Meghan Markle was photographed for the first time since she and Prince Harry announced on Instagram last week that they would like to step back from royal duties and spend part of their time living abroad. And this just 48 hours after the Queen’s letter was released confirming that she and the British royal family were in support of their plans.

As always, timing here is critical. She wasted no time getting back out there because, as we know, it’s been a few weeks. She and Prince Harry were on break before the holidays and during the holidays to focus on family and being with Archie and then all the drama exploded, but in spite of all the recent noise, they’ve always maintained that they’ve wanted to work. Some of the critical narrative about the Sussexes, and Meghan especially, as you know, has been that they just want to jet out of England and live the celebrity life and go to parties. The decision, then, to reemerge so quickly as soon as the Queen gave her blessing is, in part, to offset that assumption. 

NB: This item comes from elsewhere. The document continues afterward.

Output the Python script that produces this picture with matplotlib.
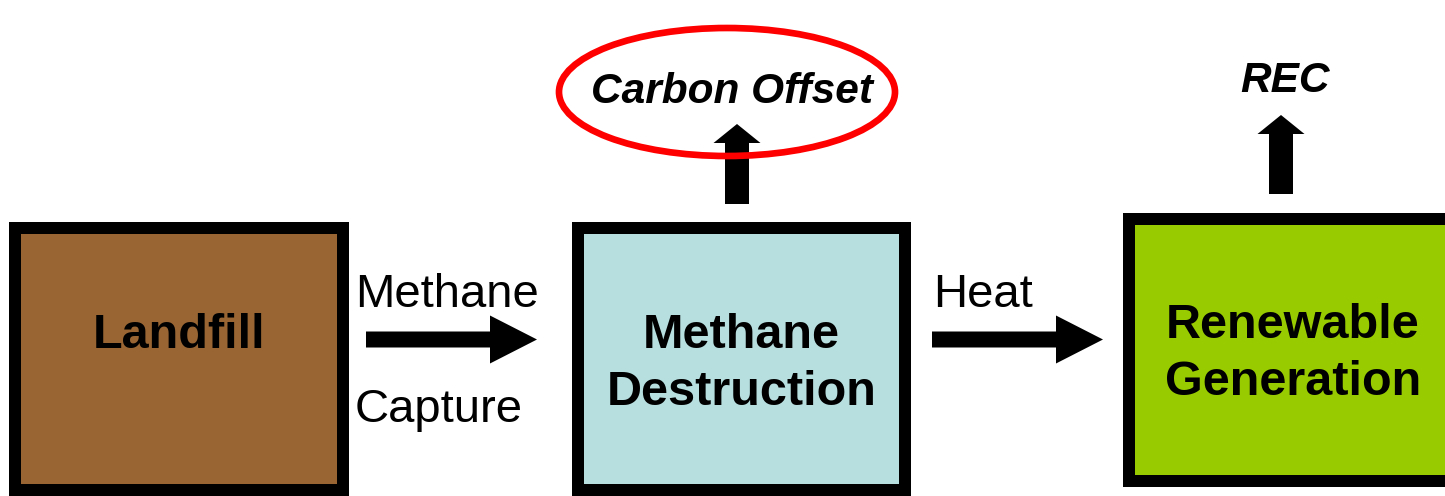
import matplotlib
matplotlib.use('Agg')
import matplotlib.pyplot as plt
from matplotlib.patches import Rectangle, Ellipse, FancyArrow

plt.rcParams['font.family'] = ['Liberation Sans', 'DejaVu Sans']

# boxes of the flow, left to right
box_labels = ['Landfill', 'Methane\nDestruction', 'Renewable\nGeneration']
box_colors = ['#996633', '#B7DFE0', '#99CC00']

# labels on the horizontal arrows
flow_top = ['Methane', 'Heat']
flow_bottom = ['Capture', '']

# outputs above the boxes
outputs = ['Carbon Offset', 'REC']


def main():
    fig = plt.figure(figsize=(14.45, 4.96), dpi=100)
    ax = fig.add_axes([0, 0, 1, 1])
    ax.set_xlim(0, 1445)
    ax.set_ylim(496, 0)
    ax.axis('off')

    # box geometry in pixels (outer left, outer top, outer right, outer bottom)
    boxes = [(9, 222, 349, 496), (572, 222, 911, 496), (1123, 213, 1460, 487)]
    text_y = [335, 364, 354]
    border = 12

    for (x0, y0, x1, y1), lab, col, ty in zip(boxes, box_labels, box_colors, text_y):
        ax.add_patch(Rectangle((x0, y0), x1 - x0, y1 - y0, fc='black', ec='none'))
        ax.add_patch(Rectangle((x0 + border, y0 + border), x1 - x0 - 2 * border,
                               y1 - y0 - 2 * border, fc=col, ec='none'))
        ax.text((x0 + x1) / 2 if x1 < 1445 else 1293, ty, lab, ha='center', va='center',
                fontsize=35, fontweight='bold', linespacing=1.35)

    # horizontal arrows
    h_arrows = [(366, 537), (932, 1103)]
    for (xa, xb) in h_arrows:
        ax.add_patch(FancyArrow(xa, 339.5, xb - xa, 0, width=16, head_width=48,
                                head_length=47, length_includes_head=True,
                                fc='black', ec='none'))

    ax.text(447, 295, flow_top[0], ha='center', va='center', fontsize=34)
    ax.text(439, 410, flow_bottom[0], ha='center', va='center', fontsize=34)
    ax.text(983, 295, flow_top[1], ha='center', va='center', fontsize=34)

    # vertical arrows
    v_arrows = [(737, 204, 124), (1281, 194, 115)]
    for (xc, yb, yt) in v_arrows:
        ax.add_patch(FancyArrow(xc, yb, 0, yt - yb, width=24, head_width=47,
                                head_length=19, length_includes_head=True,
                                fc='black', ec='none'))

    ax.text(732, 92, outputs[0], ha='center', va='center', fontsize=30.5,
            fontweight='bold', style='italic')
    ax.text(1285, 81, outputs[1], ha='center', va='center', fontsize=30.5,
            fontweight='bold', style='italic')

    ax.add_patch(Ellipse((727, 92), 336, 128, fill=False, ec='#FF0000', lw=4.8))

    fig.savefig('out.png', dpi=100)


if __name__ == '__main__':
    main()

And there’s no better place to do that than Vancouver’s Downtown Eastside:

This blog was born in Vancouver. I lived and worked in Vancouver almost 15 years and those of you who’ve been reading this blog from the beginning will know that I started it before I joined Covenant House Vancouver, a non-profit organisation dedicated to helping the city’s at-risk and homeless youth. Between all the agencies based in Vancouver’s downtown core, there is a lot of overlap in service because there’s overlap in the client base and because the need is so great. Even before the opioid crisis became mainstream news, there were so many, too many, people struggling in Vancouver. And on top of that, young people, many of them girls, are escaping violence and abuse. 

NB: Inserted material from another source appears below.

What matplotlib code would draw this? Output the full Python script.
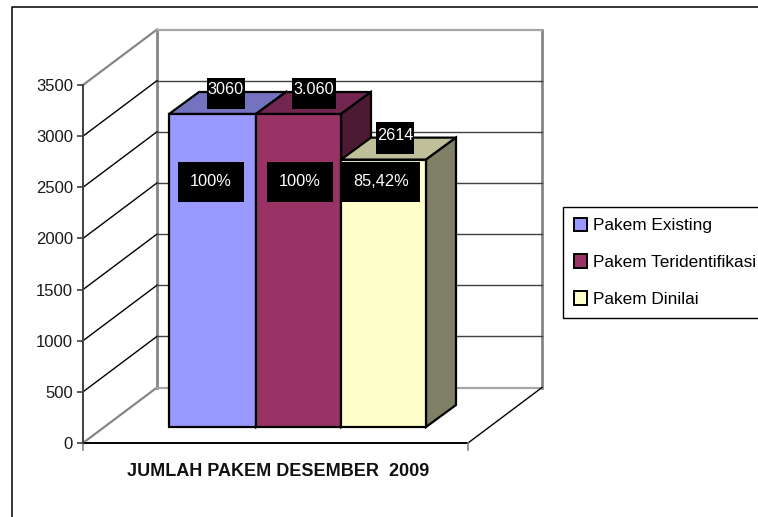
import matplotlib
matplotlib.use('Agg')
import matplotlib.pyplot as plt
from matplotlib.patches import Polygon, Patch

# данные
categories = ['Pakem Existing', 'Pakem Teridentifikasi', 'Pakem Dinilai']
values = [3060, 3060, 2614]
top_labels = ['3060', '3.060', '2614']
pct_labels = ['100%', '100%', '85,42%']
yticks = [0, 500, 1000, 1500, 2000, 2500, 3000, 3500]
xlabel = 'JUMLAH PAKEM DESEMBER  2009'
front_colors = ['#9999FF', '#993366', '#FFFFCC']
top_colors = ['#7373BF', '#732650', '#BFBF99']
side_colors = ['#5C5C99', '#4D1A33', '#808066']

plt.rcParams['font.family'] = ['Liberation Sans', 'DejaVu Sans']

W, H = 758, 517
Y0 = 443
fig = plt.figure(figsize=(W / 100, H / 100), dpi=100)
ax = fig.add_axes([0, 0, 1, 1])
# ось x в пикселях, ось y в значениях
k = (Y0 - 85) / 3500
ax.set_xlim(0, W)
ax.set_ylim(-(H - Y0) / k, Y0 / k)
for s in ['top', 'right', 'bottom']:
    ax.spines[s].set_visible(False)


def py(p):
    # пиксель сверху -> значение по оси y
    return (Y0 - p) / k


def black_box(x_a, x_b, y_a, y_b, z=10):
    ax.add_patch(Polygon([(x_a, py(y_a)), (x_b, py(y_a)), (x_b, py(y_b)), (x_a, py(y_b))],
                         fc='black', ec='none', zorder=z))


x0, x1 = 83, 468
wall_dx, wall_dy = 74, 55.5 / k
grey = '#868686'

# рамка всей диаграммы
fig.add_artist(plt.Line2D([11.5 / W, 11.5 / W, 1], [0, 1 - 6.5 / H, 1 - 6.5 / H], color='black', lw=1.1))

# стены и сетка
ymax = yticks[-1]
ax.plot([x0, x0 + wall_dx], [0, wall_dy], color=grey, lw=1.6, zorder=1)
ax.plot([x0, x0 + wall_dx], [ymax, ymax + wall_dy], color=grey, lw=1.6, zorder=1)
ax.plot([x0 + wall_dx] * 2, [wall_dy, ymax + wall_dy], color=grey, lw=2, zorder=1)
ax.plot([x1 + wall_dx] * 2, [wall_dy, ymax + wall_dy], color=grey, lw=2, zorder=1)
ax.plot([x0 + wall_dx, x1 + wall_dx], [ymax + wall_dy] * 2, color='#a6a6a6', lw=1.6, zorder=1)
ax.plot([x0 + wall_dx, x1 + wall_dx], [wall_dy] * 2, color='#a6a6a6', lw=1.6, zorder=1)
ax.plot([x1, x1 + wall_dx], [0, wall_dy], color='black', lw=1, zorder=1)
for t in yticks[1:-1]:
    ax.plot([x0, x0 + wall_dx], [t, t + wall_dy], color='black', lw=1, zorder=1)
    ax.plot([x0 + wall_dx, x1 + wall_dx], [t + wall_dy] * 2, color='#404040', lw=1, zorder=1)

# столбцы
bar_x = [169, 256, 341]
bar_w = [87, 85, 85]
base = 16 / k
dx, dy = 30, 22 / k
for i, v in enumerate(values):
    a, b = bar_x[i], bar_x[i] + bar_w[i]
    top = base + v
    ax.add_patch(Polygon([(a, top), (a + dx, top + dy), (b + dx, top + dy), (b, top)],
                         fc=top_colors[i], ec='black', lw=1.6, zorder=3 + i))
    ax.add_patch(Polygon([(b, base), (b + dx, base + dy), (b + dx, top + dy), (b, top)],
                         fc=side_colors[i], ec='black', lw=1.6, zorder=3 + i))
    ax.add_patch(Polygon([(a, base), (b, base), (b, top), (a, top)],
                         fc=front_colors[i], ec='black', lw=1.6, zorder=3 + i))

# подписи на столбцах: чёрные плашки и белый текст
top_boxes = [(207, 245, 78, 109), (292, 336, 78, 109), (376, 414, 122, 154)]
top_text_y = [90, 90, 135]
for i in range(3):
    xa, xb, ya, yb = top_boxes[i]
    black_box(xa, xb, ya, yb)
    ax.text((xa + xb) / 2, py(top_text_y[i]), top_labels[i], color='white', fontsize=11.7,
            ha='center', va='center', zorder=11)
pct_boxes = [(178, 244), (267, 333), (342, 420)]
for i in range(3):
    xa, xb = pct_boxes[i]
    black_box(xa, xb, 162, 202)
    ax.text((xa + xb) / 2, py(181), pct_labels[i], color='white', fontsize=11.8,
            ha='center', va='center', zorder=11)

# ось y
ax.spines['left'].set_position(('data', x0))
ax.spines['left'].set_bounds(0, ymax)
ax.spines['left'].set_color('#404040')
ax.spines['left'].set_linewidth(1.4)
ax.set_yticks(yticks)
ax.tick_params(axis='y', length=4.3, width=1.2, color='#404040', labelsize=12, pad=2.9, labelcolor='#1a1a1a')
ax.set_xticks([])
ax.plot([x0, x1], [0, 0], color='black', lw=1.4, zorder=2)
ax.plot([x0, x0], [0, -7 / k], color=grey, lw=1.2)
ax.plot([x1, x1], [0, -7 / k], color=grey, lw=1.2)

ax.text(278, py(471), xlabel, fontsize=13, fontweight='bold', ha='center', va='center', color='#111111')

# легенда
handles = [Patch(fc=c, ec='black', lw=1.4) for c in front_colors]
leg = ax.legend(handles, categories, loc='upper left', bbox_to_anchor=(563 / W, 1 - 207 / H),
                frameon=True, fancybox=False, edgecolor='black', framealpha=1, fontsize=12.4,
                handlelength=0.81, handleheight=0.81, handletextpad=0.32, labelspacing=1.24,
                borderpad=0.61, borderaxespad=0)
leg.get_frame().set_linewidth(1)

fig.savefig('out.png', dpi=100)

This, of course, is not new for those of us who know Vancouver. But it’s probably not all that well-known to those who’ve been talking about Vancouver and British Columbia over the last couple of weeks since Harry and Meghan put the city so brightly in the spotlight. British Columbia IS beautiful. But BC isn’t perfect. Canada isn’t perfect. For many years now we’ve been confronting our nation’s negligence in caring about and seeking justice for the Missing and Murdered Indigenous Women on the Highway of Tears, an 800 km stretch of road in British Columbia where dozens of women have disappeared. Beyond the Highway of Tears, it’s estimated that thousands of Indigenous women have vanished, to the point that it’s been called a “genocide” and it’s undeniable – their whereabouts weren’t pursued, their wellbeing wasn’t considered, because of their Indigenous heritage. As a Canadian myself, I can’t say honestly that I paid the situation enough attention, and as terrible as it feels to admit it, it’s certainly nowhere near as terrible as it feels to be a member of the Indigenous community, your loved ones gone missing and perhaps murdered, and to know that nobody gave a sh-t. This is a national shame, a shame has to be acknowledged because there’s no way to move on and find solutions and, hopefully, ultimately heal so that some form of justice can be achieved and so that change can happen. 

The Downtown Eastside Women’s Centre, where Meghan visited yesterday, is based in a neighbourhood “known as ground zero for violence against Indigenous women and girls” and last year shared a report called Red Women Rising: Indigenous Women Survivors in Vancouver’s Downtown Eastside, “based on the lived experience, leadership, and expertise of Indigenous survivors. This comprehensive report is the culmination of a participatory process with 113 Indigenous women and 15 non-Indigenous women regarding the National Inquiry into Missing and Murdered Indigenous Women and Girls.”

These were the stories that would have been shared with Meghan yesterday. And this is the work that is hopefully being highlighted by her appearance.